Retail investors prioritize being treated fairly, survey finds
FAIR Canada survey data from 1,500 Canadian retail investors puts fee transparency and conflict-free advice at the top of what clients want from a brokerage relationship.

Where the Priorities Actually Cluster
The top three outcomes — treated fairly (56%), regulatory compliance (53%), advisor qualifications (49%) — sit within seven percentage points of one another. The bottom two — innovation (21%) and new product development (13%) — fall roughly twice as far below the leader. Innovative Research Group ran the fieldwork in May 2026 across advised, DIY, and hybrid segments; the ranking held across all three. The 13% product-development figure is the one broker product committees should be reading. The typical retail client is not asking for crypto perpetuals, prediction-market contracts, or private-asset funds to land on the platform. They are asking for the existing relationship to be cleaner. FAIR Canada's executive director Jean Paul-Bureaud characterized the response bluntly: investors "want the industry to get the basics right."
Audit Targets on Existing Accounts
Translate the survey wording into testable checks against your current setup:
- Fee schedule. All-in cost per order, not the headline spread or commission. Markups on fixed income and OTC equity trades should be itemized on the contract note, not aggregated into a principal quote.
- Suitability. Documented KYC / KYP refresh intervals. If the last update is older than twelve months on an unchanged portfolio, the appropriateness workflow is stalled.
- Conflict disclosure.

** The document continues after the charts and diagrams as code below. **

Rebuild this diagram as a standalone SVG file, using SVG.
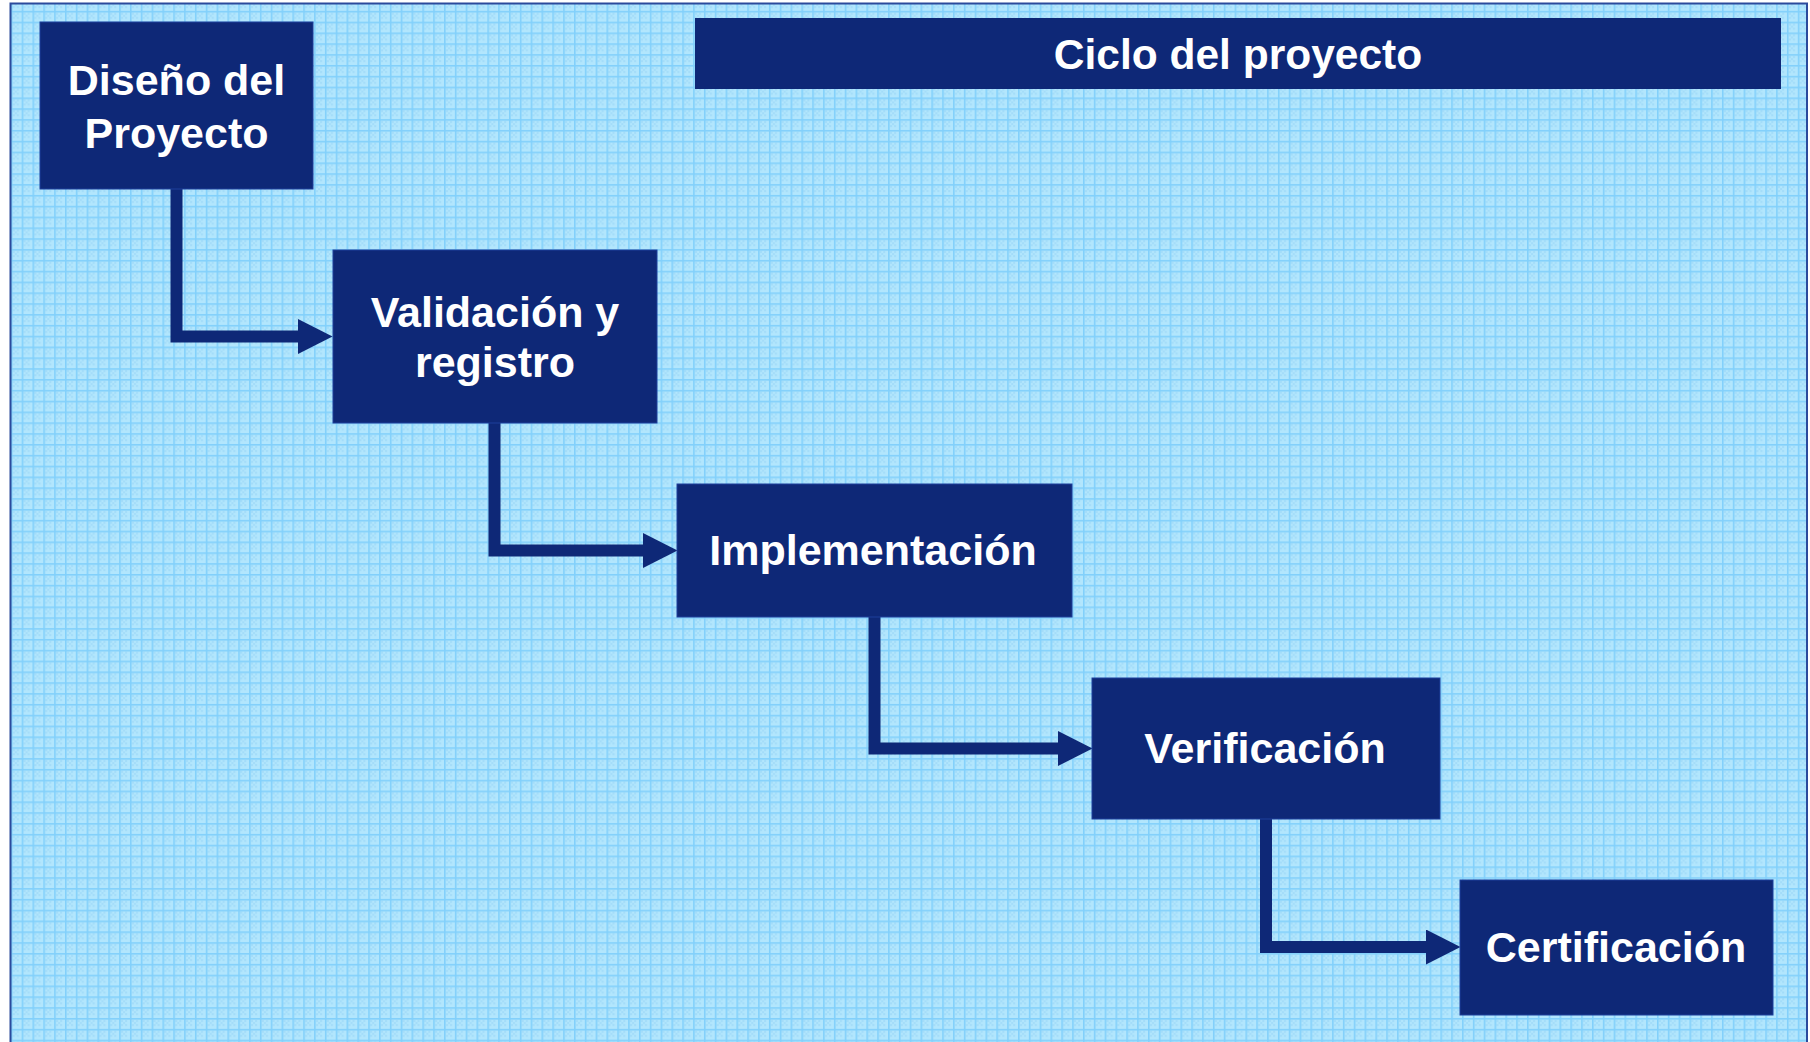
<svg xmlns="http://www.w3.org/2000/svg" width="1810" height="1042" viewBox="0 0 1810 1042">
<style>
.node rect{fill:#0e2877;stroke:#1d3f9c;stroke-width:1}
.node text{font-family:"Liberation Sans",Arial,sans-serif;font-weight:bold;font-size:43px;fill:#ffffff;text-anchor:middle}
.conn path{fill:none;stroke:#0e2877;stroke-width:12;stroke-linejoin:miter;stroke-linecap:butt}
</style>
<defs>
<pattern id="grid" patternUnits="userSpaceOnUse" width="10.83" height="10.83">
<rect width="10.83" height="10.83" fill="#b2e6fd"/>
<rect x="2" y="2" width="2" height="2" fill="#a3dcf9"/>
<rect x="6" y="2" width="2" height="2" fill="#a3dcf9"/>
<rect x="4" y="4" width="2" height="2" fill="#a3dcf9"/>
<rect x="2" y="6" width="2" height="2" fill="#a3dcf9"/>
<rect x="6" y="6" width="2" height="2" fill="#a3dcf9"/>
<rect x="0" y="0" width="10.83" height="1.6" fill="#82d0fb"/>
<rect x="0" y="0" width="1.6" height="10.83" fill="#82d0fb"/>
</pattern>
<marker id="arrow" markerUnits="userSpaceOnUse" markerWidth="36" markerHeight="36" refX="0" refY="17.5" orient="auto">
<path d="M0,0 L34.5,17.5 L0,35 Z" fill="#0e2877"/>
</marker>
</defs>
<rect width="1810" height="1042" fill="#ffffff"/>
<rect x="10.5" y="3.5" width="1796.5" height="1045" fill="url(#grid)" stroke="#2b4a9c" stroke-width="2"/>
<g id="title">
<rect x="695" y="18" width="1086" height="71" fill="#0e2877"/>
<text x="1238" y="68.5" font-family="'Liberation Sans',Arial,sans-serif" font-weight="bold" font-size="42.5" fill="#ffffff" text-anchor="middle">Ciclo del proyecto</text>
</g>
<g class="conn" id="connectors">
<path d="M176.5,189 V336.5 H298" marker-end="url(#arrow)"/>
<path d="M494.5,423 V550.5 H643" marker-end="url(#arrow)"/>
<path d="M874.5,617 V748.5 H1058" marker-end="url(#arrow)"/>
<path d="M1266,819 V947 H1426" marker-end="url(#arrow)"/>
</g>
<g class="node" id="node-diseno">
<rect x="40" y="22" width="273" height="167"/>
<text x="176.5" y="95">Diseño del</text>
<text x="176.5" y="148">Proyecto</text>
</g>
<g class="node" id="node-validacion">
<rect x="333" y="250" width="324" height="173"/>
<text x="495" y="327">Validación y</text>
<text x="495" y="377">registro</text>
</g>
<g class="node" id="node-implementacion">
<rect x="677" y="484" width="395" height="133"/>
<text x="873" y="565">Implementación</text>
</g>
<g class="node" id="node-verificacion">
<rect x="1092" y="678" width="348" height="141"/>
<text x="1265" y="763">Verificación</text>
</g>
<g class="node" id="node-certificacion">
<rect x="1460" y="880" width="313" height="135"/>
<text x="1616" y="962">Certificación</text>
</g>
</svg>
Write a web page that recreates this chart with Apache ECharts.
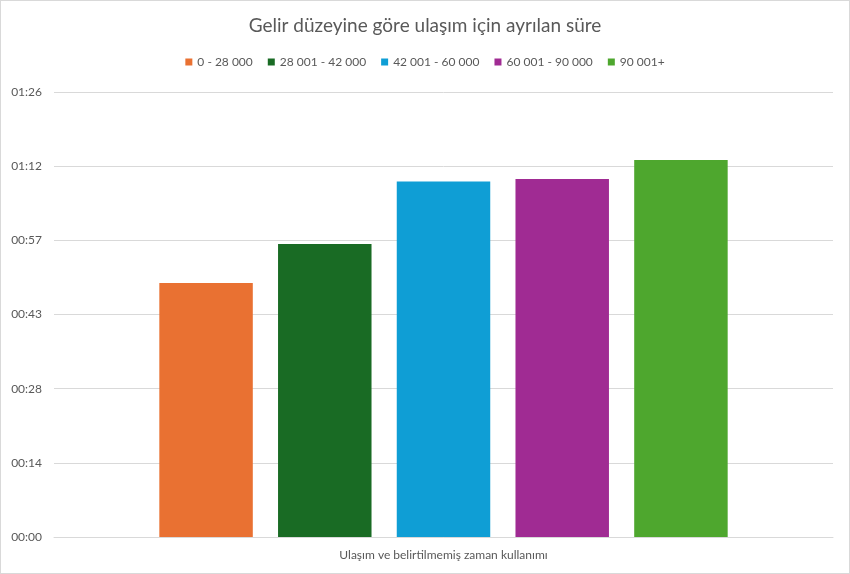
<!DOCTYPE html>
<html>
<head>
<meta charset="utf-8">
<script src="https://cdn.jsdelivr.net/npm/echarts@6/dist/echarts.min.js"></script>
<style>
    html, body { margin: 0; padding: 0; background: #fff; }
    #chart { width: 848px; height: 572px; border: 1px solid #d9d9d9; }
</style>
</head>
<body>
<div id="chart"></div>
<script>
// gelir grupları
var groups = ['0 - 28 000', '28 001 - 42 000', '42 001 - 60 000', '60 001 - 90 000', '90 001+'];
var colors = ['#e97132', '#196b24', '#0f9ed5', '#a02b93', '#4ea72e'];
var category = ['Ulaşım ve belirtilmemiş zaman kullanımı'];
// dakika cinsinden süre
var minutes = [49.3, 56.9, 69.0, 69.5, 73.2];

function toClock(v){   // dakika -> ss:dd
    var m = Math.floor(v + 1e-6);
    var h = Math.floor(m / 60);
    var mm = m % 60;
    return (h < 10 ? '0' : '') + h + ':' + (mm < 10 ? '0' : '') + mm;
}

var textColor = '#595959';
var fontFam = 'Lato, "Noto Sans", sans-serif';

var myChart = echarts.init(document.getElementById('chart'));

var option = {
    animation: false,
    title: {
        text: 'Gelir düzeyine göre ulaşım için ayrılan süre',
        left: 'center',
        top: 10,
        textStyle: {
            color: textColor,
            fontSize: 19,
            fontWeight: 'normal',
            fontFamily: fontFam
        }
    },
    legend: {
        data: groups,
        top: 50,
        left: 'center',
        itemWidth: 7,
        itemHeight: 7,
        itemGap: 15,
        icon: 'rect',
        textStyle: {
            color: textColor,
            fontSize: 12,
            fontFamily: fontFam
        }
    },
    grid: {
        left: 53,
        right: 16,
        top: 91,
        bottom: 36,
        containLabel: false
    },
    xAxis: {
        type: 'category',
        data: category,
        axisLine: { lineStyle: { color: '#d9d9d9' } },
        axisTick: { show: false },
        axisLabel: {
            color: textColor,
            fontSize: 12,
            fontFamily: fontFam,
            margin: 12
        }
    },
    yAxis: {
        type: 'value',
        min: 0,
        max: 86.4,
        interval: 14.4,
        axisLine: { show: false },
        axisTick: { show: false },
        splitLine: { lineStyle: { color: '#d9d9d9' } },
        axisLabel: {
            color: textColor,
            fontSize: 12,
            fontFamily: fontFam,
            margin: 12,
            formatter: toClock
        }
    },
    series: groups.map(function (name, i) {
        return {
            name: name,
            type: 'bar',
            barWidth: '12%',
            barGap: '27%',
            itemStyle: { color: colors[i] },
            data: [minutes[i]]
        };
    })
};

myChart.setOption(option);
</script>
</body>
</html>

Payment for order flow, affiliated product-shelf routing, and revenue share with fund providers should appear in writing — not buried in marketing copy.
- Complaint path. 31% of survey respondents could not confirm a securities regulator exists; 16% could name one. You should be able to name your primary regulator (CIRO, FINRA, FCA, MAS, or equivalent) and reach an independent ombudsman without routing the dispute through the dealer first.
Bureaud flagged the complaint gap as structural: investors who cannot identify the regulator end up over-reliant on the dealer, which suppresses reporting when conflicts surface. Treat that as a defect, not a UX preference.
What to Watch: Product Access Tension
51% of survey respondents supported restrictions on higher-risk products — crypto assets, options, exempt-market — against 43% who backed easier access. A parallel CIBC Investor's Edge poll of 1,001 Canadian adults in April returned 74% describing prediction-market contracts as closer to gambling than investing, with 57% wanting them off investment platforms. Broker product teams reading the demand curve as unlimited appetite for new instruments are misreading the segment. Watch for regulator guidance restricting how — and to which client tier — these products can be distributed; the compliance function should be preparing the distribution controls now rather than after the rule change.
What This Doesn't Cover
The FAIR Canada survey did not ask investors about prediction-market contracts directly, so the 51% / 43% restriction-versus-access split above refers only to crypto, options, and exempt-market products. The AI-infrastructure-stock angle circulating in adjacent retail-investor coverage is a separate conversation — execution quality on single-name equities remains the baseline against which everything else is measured.